Warnings highlight points on the route that may be too sharp to be rendered correctly. Hovering over each warning will show a marker in the map view at that point, and clicking on a warning will zoom to that point. If needed, you can smooth a corner by clicking on the path to create more points either side, or move/delete the offending points until the warning disappears.
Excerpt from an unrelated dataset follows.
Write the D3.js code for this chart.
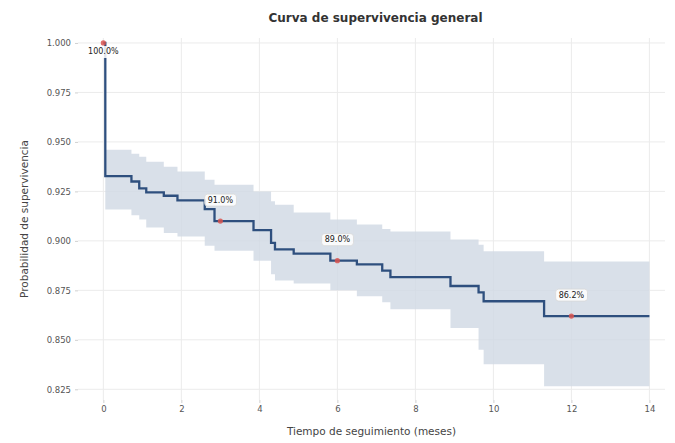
<!DOCTYPE html>
<html>
<head>
<meta charset="utf-8">
<script src="https://cdn.jsdelivr.net/npm/d3@7"></script>
<style>
  html, body { margin: 0; padding: 0; background: #ffffff; }
  svg { display: block; font-family: "DejaVu Sans", sans-serif; }
</style>
</head>
<body>
<svg id="chart" width="675" height="443"></svg>
<script>
// ---- data ----
const times     = [0, 0.05, 0.72, 0.92, 1.10, 1.55, 1.90, 2.60, 2.85, 3.85, 4.30, 4.40, 4.88, 5.82, 6.50, 7.15, 7.36, 8.90, 9.62, 9.75, 11.30, 14.0];
const survival  = [1.000, 0.9327, 0.9300, 0.9265, 0.9245, 0.9228, 0.9205, 0.9160, 0.9100, 0.9054, 0.8990, 0.8957, 0.8936, 0.8900, 0.8881, 0.8850, 0.8817, 0.8772, 0.8740, 0.8695, 0.8620, 0.8620];
const ciLower   = [1.000, 0.9158, 0.9130, 0.9108, 0.9068, 0.9040, 0.9022, 0.8975, 0.8950, 0.8900, 0.8831, 0.8800, 0.8785, 0.8750, 0.8720, 0.8690, 0.8654, 0.8560, 0.8450, 0.8377, 0.8266, 0.8266];
const ciUpper   = [1.000, 0.9461, 0.9440, 0.9425, 0.9400, 0.9375, 0.9350, 0.9309, 0.9284, 0.9249, 0.9200, 0.9183, 0.9143, 0.9108, 0.9083, 0.9060, 0.9047, 0.9007, 0.8980, 0.8947, 0.8896, 0.8896];
const markerTimes  = [0, 3, 6, 12];
const markerValues = [1.000, 0.910, 0.890, 0.862];
const markerLabels = ["100.0%", "91.0%", "89.0%", "86.2%"];
const xTicks = [0, 2, 4, 6, 8, 10, 12, 14];
const yTicks = [0.825, 0.850, 0.875, 0.900, 0.925, 0.950, 0.975, 1.000];
const titleText = "Curva de supervivencia general";
const xLabel = "Tiempo de seguimiento (meses)";
const yLabel = "Probabilidad de supervivencia";

// ---- layout ----
const L = 78, R = 665, T = 38, B = 400;
const svg = d3.select("#chart");
const x = d3.scaleLinear().domain([-0.65, 14.4]).range([L, R]);
const y = d3.scaleLinear().domain([0.8196, 1.0025]).range([B, T]);

// grid
const g = svg.append("g");
g.selectAll("line.vg").data(xTicks).join("line")
  .attr("x1", d => x(d)).attr("x2", d => x(d)).attr("y1", T).attr("y2", B)
  .attr("stroke", "#ebebeb").attr("stroke-width", 1);
g.selectAll("line.hg").data(yTicks).join("line")
  .attr("x1", L).attr("x2", R).attr("y1", d => y(d)).attr("y2", d => y(d))
  .attr("stroke", "#ebebeb").attr("stroke-width", 1);

// axes
const xAxis = svg.append("g").attr("transform", `translate(0,${B})`)
  .call(d3.axisBottom(x).tickValues(xTicks).tickFormat(d3.format("d")).tickSize(3).tickPadding(3));
const yAxis = svg.append("g").attr("transform", `translate(${L},0)`)
  .call(d3.axisLeft(y).tickValues(yTicks).tickFormat(d3.format(".3f")).tickSize(3).tickPadding(4));
[xAxis, yAxis].forEach(a => {
  a.select(".domain").remove();
  a.selectAll(".tick line").attr("stroke", "#d0d0d0");
  a.selectAll(".tick text").attr("fill", "#555").attr("font-size", 8.5).attr("font-family", "DejaVu Sans, sans-serif");
});

// confidence band
const pts = times.map((t, i) => ({t, s: survival[i], lo: ciLower[i], hi: ciUpper[i]}));
const area = d3.area().curve(d3.curveStepAfter)
  .x(d => x(d.t)).y0(d => y(d.lo)).y1(d => y(d.hi));
svg.append("path").datum(pts.slice(1)).attr("d", area)
  .attr("fill", "#cfd8e4").attr("fill-opacity", 0.8);

// survival curve
const line = d3.line().curve(d3.curveStepAfter).x(d => x(d.t)).y(d => y(d.s));
svg.append("path").datum(pts).attr("d", line)
  .attr("fill", "none").attr("stroke", "#2e4f7e").attr("stroke-width", 2.3);

// markers
const marks = markerTimes.map((t, i) => ({t, v: markerValues[i], label: markerLabels[i]}));
svg.selectAll("circle.m").data(marks).join("circle")
  .attr("cx", d => x(d.t)).attr("cy", d => y(d.v)).attr("r", 2.6)
  .attr("fill", "#d9534f").attr("opacity", 0.85);

// labels
marks.forEach((d, i) => {
  const cx = x(d.t);
  const cy = i === 0 ? y(d.v) + 9 : y(d.v) - 21;
  const lg = svg.append("g");
  const txt = lg.append("text").attr("x", cx).attr("y", cy)
    .attr("text-anchor", "middle").attr("dominant-baseline", "central")
    .attr("font-size", 8).attr("fill", "#222").text(d.label);
  const bb = txt.node().getBBox();
  lg.insert("rect", "text")
    .attr("x", bb.x - 3).attr("y", bb.y - 1.5).attr("width", bb.width + 6).attr("height", bb.height + 3)
    .attr("rx", 3).attr("fill", "#ffffff").attr("fill-opacity", 0.85)
    .attr("stroke", i === 0 ? "none" : "#d8d8d8").attr("stroke-width", 0.8);
});

// titles
svg.append("text").attr("x", (L + R) / 2 + 4).attr("y", 22).attr("text-anchor", "middle")
  .attr("font-size", 12).attr("font-weight", "bold").attr("fill", "#333").text(titleText);
svg.append("text").attr("x", (L + R) / 2).attr("y", 435).attr("text-anchor", "middle")
  .attr("font-size", 10.5).attr("fill", "#444").text(xLabel);
svg.append("text").attr("transform", `translate(28,${(T + B) / 2}) rotate(-90)`).attr("text-anchor", "middle")
  .attr("font-size", 10.5).attr("fill", "#444").text(yLabel);
</script>
</body>
</html>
A good quality route will have all green lights in the quality panel, with no outstanding warnings. Quality scores of 100% are not necssary; in practice anything above 90% should bring good results.

Advanced options

  • Show splined route will visualise the path of the smoothed route in the map view, as it will appear in the ride. The splined path can deviate from the raw input points slightly depending on how densely spaced the raw points are. You may use this setting to verify that the spline behaves as you expect. Note that the deviation may be especially pronounced in areas where the route nodes are inconsistently spaced, e.g. dense around a corner and then widely spaced along a subsequent straight section.
  • Revert my changes will undo all edits made in the session and restore the route to its initial state.
  • Revert all processing will undo all edits made and all automatic processes, such as any automatic smoothing, brunnel annotations, and elevation reconciliation applied in the background when first loading a file. This will restore the route to its most raw representation, as it is in the file you uploaded. Use this setting only if you know your input route file to be of high-quality, containing specific features you don't wish to lose.
  • Dekink will resolve kinks in the route. Kinks are unreasonably sharp corners which are likely to be errors in the route file.

Saving

Routes are private by default, meaning only you can access it.

On the route detail page, you could change the route's privacy to limited (allow others to access it with the link), or submit it as public. If approved, it would then appear on the public routes listing.